#### Input data
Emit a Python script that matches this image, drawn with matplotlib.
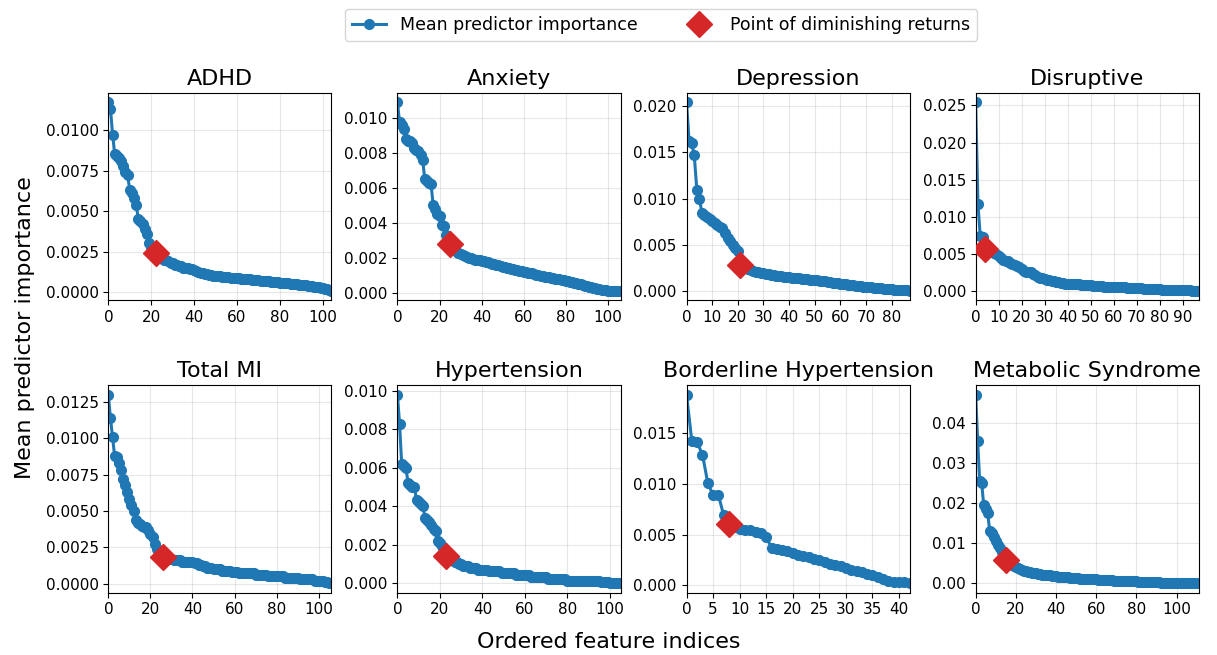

--

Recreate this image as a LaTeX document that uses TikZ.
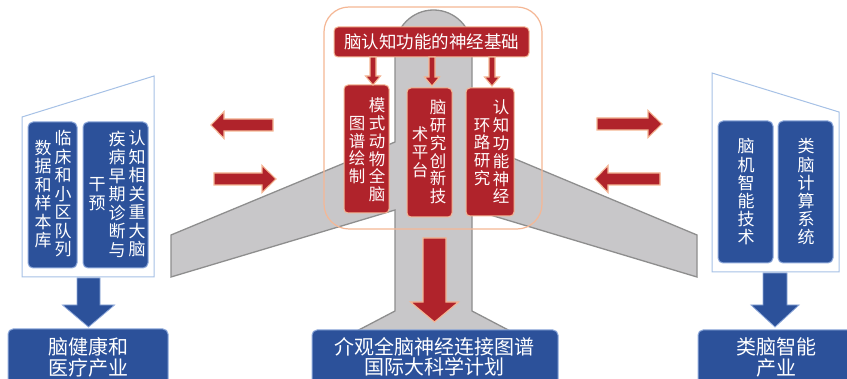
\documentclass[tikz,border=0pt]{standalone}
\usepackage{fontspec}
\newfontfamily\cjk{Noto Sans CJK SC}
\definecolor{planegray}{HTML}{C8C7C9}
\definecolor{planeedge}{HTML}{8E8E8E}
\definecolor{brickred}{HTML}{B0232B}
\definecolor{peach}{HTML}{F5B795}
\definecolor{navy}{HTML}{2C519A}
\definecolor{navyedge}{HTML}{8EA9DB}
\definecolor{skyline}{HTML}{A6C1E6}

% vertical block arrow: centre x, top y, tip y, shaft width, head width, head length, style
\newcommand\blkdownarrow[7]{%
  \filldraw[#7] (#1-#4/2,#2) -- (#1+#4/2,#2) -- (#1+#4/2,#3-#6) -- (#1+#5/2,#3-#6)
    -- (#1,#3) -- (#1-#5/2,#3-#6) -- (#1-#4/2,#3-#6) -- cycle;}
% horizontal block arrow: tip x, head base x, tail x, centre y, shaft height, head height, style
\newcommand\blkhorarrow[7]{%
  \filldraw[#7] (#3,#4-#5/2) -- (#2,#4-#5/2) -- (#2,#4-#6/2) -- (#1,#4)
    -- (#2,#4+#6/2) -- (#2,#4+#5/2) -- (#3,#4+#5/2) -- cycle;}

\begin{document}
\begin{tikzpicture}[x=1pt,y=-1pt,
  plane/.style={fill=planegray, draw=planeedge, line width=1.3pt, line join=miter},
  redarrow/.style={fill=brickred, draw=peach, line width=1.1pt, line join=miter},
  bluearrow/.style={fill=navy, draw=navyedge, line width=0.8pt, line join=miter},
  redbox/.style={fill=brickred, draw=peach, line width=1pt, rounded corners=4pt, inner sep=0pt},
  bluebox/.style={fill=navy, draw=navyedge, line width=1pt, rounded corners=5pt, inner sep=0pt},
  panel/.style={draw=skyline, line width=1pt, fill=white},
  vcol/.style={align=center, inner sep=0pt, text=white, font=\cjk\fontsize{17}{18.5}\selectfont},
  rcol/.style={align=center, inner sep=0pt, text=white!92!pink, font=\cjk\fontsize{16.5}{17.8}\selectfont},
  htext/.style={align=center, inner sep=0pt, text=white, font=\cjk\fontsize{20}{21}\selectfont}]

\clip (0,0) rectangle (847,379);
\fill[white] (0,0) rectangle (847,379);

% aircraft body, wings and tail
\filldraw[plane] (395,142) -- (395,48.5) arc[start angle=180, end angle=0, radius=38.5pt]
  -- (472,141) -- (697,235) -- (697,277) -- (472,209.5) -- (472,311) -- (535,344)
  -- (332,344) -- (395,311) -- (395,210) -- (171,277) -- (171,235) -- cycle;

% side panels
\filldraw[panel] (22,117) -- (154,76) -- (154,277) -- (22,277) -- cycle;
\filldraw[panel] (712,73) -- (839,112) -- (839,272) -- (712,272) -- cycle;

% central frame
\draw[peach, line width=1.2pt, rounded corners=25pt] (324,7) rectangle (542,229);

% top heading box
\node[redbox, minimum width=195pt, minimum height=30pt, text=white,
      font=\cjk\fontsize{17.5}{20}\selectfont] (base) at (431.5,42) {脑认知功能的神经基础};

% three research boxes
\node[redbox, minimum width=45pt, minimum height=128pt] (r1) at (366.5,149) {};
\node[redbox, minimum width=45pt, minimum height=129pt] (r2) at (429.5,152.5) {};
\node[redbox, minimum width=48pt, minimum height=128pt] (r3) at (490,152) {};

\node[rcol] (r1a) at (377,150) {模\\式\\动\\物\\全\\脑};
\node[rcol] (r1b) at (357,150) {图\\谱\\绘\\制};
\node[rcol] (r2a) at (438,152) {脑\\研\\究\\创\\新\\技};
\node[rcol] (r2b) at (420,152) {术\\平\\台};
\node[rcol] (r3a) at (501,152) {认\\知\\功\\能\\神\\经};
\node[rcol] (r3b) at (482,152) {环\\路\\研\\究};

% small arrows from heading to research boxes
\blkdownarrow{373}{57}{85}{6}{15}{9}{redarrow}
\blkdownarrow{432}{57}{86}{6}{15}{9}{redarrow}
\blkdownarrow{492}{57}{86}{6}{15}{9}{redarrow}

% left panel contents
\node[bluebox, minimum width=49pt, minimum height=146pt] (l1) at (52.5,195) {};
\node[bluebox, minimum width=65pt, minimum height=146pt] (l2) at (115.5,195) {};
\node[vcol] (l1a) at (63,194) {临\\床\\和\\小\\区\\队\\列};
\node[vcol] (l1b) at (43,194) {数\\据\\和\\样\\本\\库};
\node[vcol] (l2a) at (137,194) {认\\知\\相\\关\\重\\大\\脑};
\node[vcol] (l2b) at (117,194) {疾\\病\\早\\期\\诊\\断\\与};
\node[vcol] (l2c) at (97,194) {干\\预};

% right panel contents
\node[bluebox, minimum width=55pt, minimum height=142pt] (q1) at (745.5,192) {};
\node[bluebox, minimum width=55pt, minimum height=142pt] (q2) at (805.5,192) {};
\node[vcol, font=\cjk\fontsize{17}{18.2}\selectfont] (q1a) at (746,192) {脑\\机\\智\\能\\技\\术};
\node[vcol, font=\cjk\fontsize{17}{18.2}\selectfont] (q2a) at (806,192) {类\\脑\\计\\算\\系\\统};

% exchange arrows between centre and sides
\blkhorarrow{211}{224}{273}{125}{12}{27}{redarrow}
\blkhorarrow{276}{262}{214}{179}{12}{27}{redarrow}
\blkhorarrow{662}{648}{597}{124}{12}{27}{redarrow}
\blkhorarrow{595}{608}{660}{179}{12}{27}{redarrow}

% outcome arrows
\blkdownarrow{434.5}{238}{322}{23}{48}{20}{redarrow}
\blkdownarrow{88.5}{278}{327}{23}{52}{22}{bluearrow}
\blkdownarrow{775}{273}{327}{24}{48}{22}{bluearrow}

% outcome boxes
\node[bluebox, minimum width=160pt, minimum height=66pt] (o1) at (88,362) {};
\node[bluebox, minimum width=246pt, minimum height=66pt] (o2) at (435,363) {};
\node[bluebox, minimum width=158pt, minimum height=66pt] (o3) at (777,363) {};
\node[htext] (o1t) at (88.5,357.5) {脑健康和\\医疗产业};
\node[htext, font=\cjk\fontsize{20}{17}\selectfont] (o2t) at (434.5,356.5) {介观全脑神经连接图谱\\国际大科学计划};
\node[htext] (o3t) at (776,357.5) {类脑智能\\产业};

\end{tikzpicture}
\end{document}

==

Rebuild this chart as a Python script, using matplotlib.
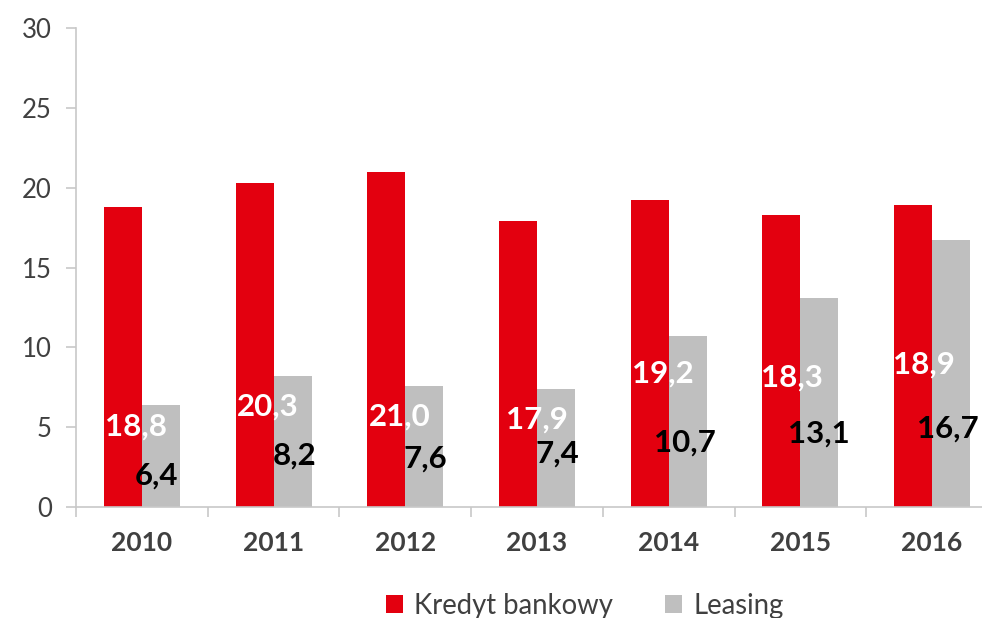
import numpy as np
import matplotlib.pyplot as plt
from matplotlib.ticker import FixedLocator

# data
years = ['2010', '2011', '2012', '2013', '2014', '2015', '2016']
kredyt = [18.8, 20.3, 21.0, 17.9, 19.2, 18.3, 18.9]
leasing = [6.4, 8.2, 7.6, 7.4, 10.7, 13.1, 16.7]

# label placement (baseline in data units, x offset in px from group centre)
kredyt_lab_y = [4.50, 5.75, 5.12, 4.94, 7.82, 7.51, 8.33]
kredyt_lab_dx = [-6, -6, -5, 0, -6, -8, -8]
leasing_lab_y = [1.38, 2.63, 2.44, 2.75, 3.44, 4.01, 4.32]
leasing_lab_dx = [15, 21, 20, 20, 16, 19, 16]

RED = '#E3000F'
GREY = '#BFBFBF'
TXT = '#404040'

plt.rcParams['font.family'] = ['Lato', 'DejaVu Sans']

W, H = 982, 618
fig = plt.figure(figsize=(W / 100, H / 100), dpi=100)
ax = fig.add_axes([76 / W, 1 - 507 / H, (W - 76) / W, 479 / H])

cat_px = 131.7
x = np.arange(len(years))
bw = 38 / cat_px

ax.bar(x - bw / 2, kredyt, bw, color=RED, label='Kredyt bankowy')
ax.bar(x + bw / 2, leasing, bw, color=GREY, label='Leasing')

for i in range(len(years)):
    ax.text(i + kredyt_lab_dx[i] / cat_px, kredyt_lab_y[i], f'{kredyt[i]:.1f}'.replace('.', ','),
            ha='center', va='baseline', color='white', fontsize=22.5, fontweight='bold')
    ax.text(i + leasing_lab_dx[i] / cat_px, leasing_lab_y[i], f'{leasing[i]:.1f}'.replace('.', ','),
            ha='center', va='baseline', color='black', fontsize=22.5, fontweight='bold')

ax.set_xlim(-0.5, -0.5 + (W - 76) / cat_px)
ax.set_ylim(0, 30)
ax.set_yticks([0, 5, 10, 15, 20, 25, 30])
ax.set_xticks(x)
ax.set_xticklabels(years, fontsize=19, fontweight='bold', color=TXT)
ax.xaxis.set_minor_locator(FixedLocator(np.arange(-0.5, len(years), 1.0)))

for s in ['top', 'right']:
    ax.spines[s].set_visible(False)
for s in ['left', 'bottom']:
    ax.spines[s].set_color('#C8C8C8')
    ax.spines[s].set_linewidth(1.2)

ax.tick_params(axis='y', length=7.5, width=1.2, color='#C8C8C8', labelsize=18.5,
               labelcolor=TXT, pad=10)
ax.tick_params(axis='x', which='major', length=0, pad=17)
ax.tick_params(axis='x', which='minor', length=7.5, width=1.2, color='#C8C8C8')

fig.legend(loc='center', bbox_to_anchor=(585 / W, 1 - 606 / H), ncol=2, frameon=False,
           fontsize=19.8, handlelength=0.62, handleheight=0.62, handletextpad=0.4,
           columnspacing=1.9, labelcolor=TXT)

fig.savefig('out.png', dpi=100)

#### Aim of the task
Give back the exact lines above, running from the one that has "Recreate this image" through the one that has "-- (#2,#4+#6/2) -- (#2,#4+#5/2)", with nothing added and no pictures.

#### Answer
Recreate this image as a LaTeX document that uses TikZ.
\documentclass[tikz,border=0pt]{standalone}
\usepackage{fontspec}
\newfontfamily\cjk{Noto Sans CJK SC}
\definecolor{planegray}{HTML}{C8C7C9}
\definecolor{planeedge}{HTML}{8E8E8E}
\definecolor{brickred}{HTML}{B0232B}
\definecolor{peach}{HTML}{F5B795}
\definecolor{navy}{HTML}{2C519A}
\definecolor{navyedge}{HTML}{8EA9DB}
\definecolor{skyline}{HTML}{A6C1E6}

% vertical block arrow: centre x, top y, tip y, shaft width, head width, head length, style
\newcommand\blkdownarrow[7]{%
  \filldraw[#7] (#1-#4/2,#2) -- (#1+#4/2,#2) -- (#1+#4/2,#3-#6) -- (#1+#5/2,#3-#6)
    -- (#1,#3) -- (#1-#5/2,#3-#6) -- (#1-#4/2,#3-#6) -- cycle;}
% horizontal block arrow: tip x, head base x, tail x, centre y, shaft height, head height, style
\newcommand\blkhorarrow[7]{%
  \filldraw[#7] (#3,#4-#5/2) -- (#2,#4-#5/2) -- (#2,#4-#6/2) -- (#1,#4)
    -- (#2,#4+#6/2) -- (#2,#4+#5/2) -- (#3,#4+#5/2) -- cycle;}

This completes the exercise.